■ **Your goal**: Extract everything from the first line through the line with "cce0 = [1.4]", both ends included, except for any pictures.

■ **Recorded data**:
_ _ _ _ _

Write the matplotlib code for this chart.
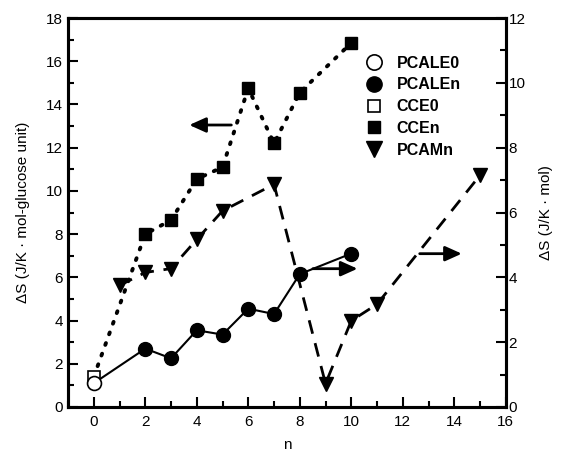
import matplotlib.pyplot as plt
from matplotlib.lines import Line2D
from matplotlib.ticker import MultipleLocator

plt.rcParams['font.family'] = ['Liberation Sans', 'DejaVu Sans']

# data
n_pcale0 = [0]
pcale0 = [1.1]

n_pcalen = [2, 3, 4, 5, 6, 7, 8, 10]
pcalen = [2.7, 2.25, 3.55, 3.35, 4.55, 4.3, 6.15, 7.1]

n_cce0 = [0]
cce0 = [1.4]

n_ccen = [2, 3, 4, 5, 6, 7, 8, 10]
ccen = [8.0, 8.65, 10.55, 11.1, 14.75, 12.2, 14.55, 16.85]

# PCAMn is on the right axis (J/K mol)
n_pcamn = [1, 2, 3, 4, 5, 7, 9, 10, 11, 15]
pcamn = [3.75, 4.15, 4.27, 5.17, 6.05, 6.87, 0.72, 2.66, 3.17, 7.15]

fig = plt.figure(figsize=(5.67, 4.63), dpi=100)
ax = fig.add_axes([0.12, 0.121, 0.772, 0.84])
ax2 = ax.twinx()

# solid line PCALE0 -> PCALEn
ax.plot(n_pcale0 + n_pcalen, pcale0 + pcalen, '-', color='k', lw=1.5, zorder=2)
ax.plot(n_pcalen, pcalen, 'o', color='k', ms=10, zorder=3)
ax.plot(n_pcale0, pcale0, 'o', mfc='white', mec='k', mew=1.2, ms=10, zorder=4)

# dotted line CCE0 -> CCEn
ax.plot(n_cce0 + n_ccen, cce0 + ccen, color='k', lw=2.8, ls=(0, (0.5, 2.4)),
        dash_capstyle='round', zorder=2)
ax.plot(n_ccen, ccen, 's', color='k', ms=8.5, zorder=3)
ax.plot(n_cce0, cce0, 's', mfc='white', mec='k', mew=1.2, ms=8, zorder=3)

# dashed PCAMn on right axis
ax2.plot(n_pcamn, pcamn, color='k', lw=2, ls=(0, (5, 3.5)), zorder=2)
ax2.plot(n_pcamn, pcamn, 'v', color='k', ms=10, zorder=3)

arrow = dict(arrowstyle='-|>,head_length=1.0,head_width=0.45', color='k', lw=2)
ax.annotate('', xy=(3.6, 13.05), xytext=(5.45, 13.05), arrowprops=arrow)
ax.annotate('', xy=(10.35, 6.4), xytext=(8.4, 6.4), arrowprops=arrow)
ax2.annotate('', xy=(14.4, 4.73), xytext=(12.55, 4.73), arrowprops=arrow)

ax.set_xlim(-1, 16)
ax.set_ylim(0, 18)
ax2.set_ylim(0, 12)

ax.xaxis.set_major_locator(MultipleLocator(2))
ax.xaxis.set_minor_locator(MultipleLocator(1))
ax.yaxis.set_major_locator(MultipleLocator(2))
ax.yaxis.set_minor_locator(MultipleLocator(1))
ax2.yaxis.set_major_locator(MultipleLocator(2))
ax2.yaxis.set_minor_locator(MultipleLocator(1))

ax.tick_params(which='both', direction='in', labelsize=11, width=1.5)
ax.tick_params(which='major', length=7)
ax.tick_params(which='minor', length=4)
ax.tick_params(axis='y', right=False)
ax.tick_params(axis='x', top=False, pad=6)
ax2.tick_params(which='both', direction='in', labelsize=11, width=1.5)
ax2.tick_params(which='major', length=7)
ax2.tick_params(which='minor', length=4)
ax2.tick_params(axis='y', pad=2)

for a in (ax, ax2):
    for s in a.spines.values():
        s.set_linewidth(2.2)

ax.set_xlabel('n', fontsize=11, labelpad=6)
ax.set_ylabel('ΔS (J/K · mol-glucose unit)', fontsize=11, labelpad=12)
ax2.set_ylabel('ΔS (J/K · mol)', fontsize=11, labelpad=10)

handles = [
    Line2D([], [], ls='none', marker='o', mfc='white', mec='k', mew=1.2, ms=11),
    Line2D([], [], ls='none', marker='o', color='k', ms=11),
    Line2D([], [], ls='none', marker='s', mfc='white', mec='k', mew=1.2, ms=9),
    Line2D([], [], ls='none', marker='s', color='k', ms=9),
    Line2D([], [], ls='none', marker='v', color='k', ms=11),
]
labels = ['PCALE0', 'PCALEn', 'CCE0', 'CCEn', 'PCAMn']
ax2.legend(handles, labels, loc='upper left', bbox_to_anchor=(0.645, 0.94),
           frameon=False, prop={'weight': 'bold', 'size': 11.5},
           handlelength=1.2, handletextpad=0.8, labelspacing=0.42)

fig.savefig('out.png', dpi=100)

_ _ _ _ _

■ **Task output**:
Write the matplotlib code for this chart.
import matplotlib.pyplot as plt
from matplotlib.lines import Line2D
from matplotlib.ticker import MultipleLocator

plt.rcParams['font.family'] = ['Liberation Sans', 'DejaVu Sans']

# data
n_pcale0 = [0]
pcale0 = [1.1]

n_pcalen = [2, 3, 4, 5, 6, 7, 8, 10]
pcalen = [2.7, 2.25, 3.55, 3.35, 4.55, 4.3, 6.15, 7.1]

n_cce0 = [0]
cce0 = [1.4]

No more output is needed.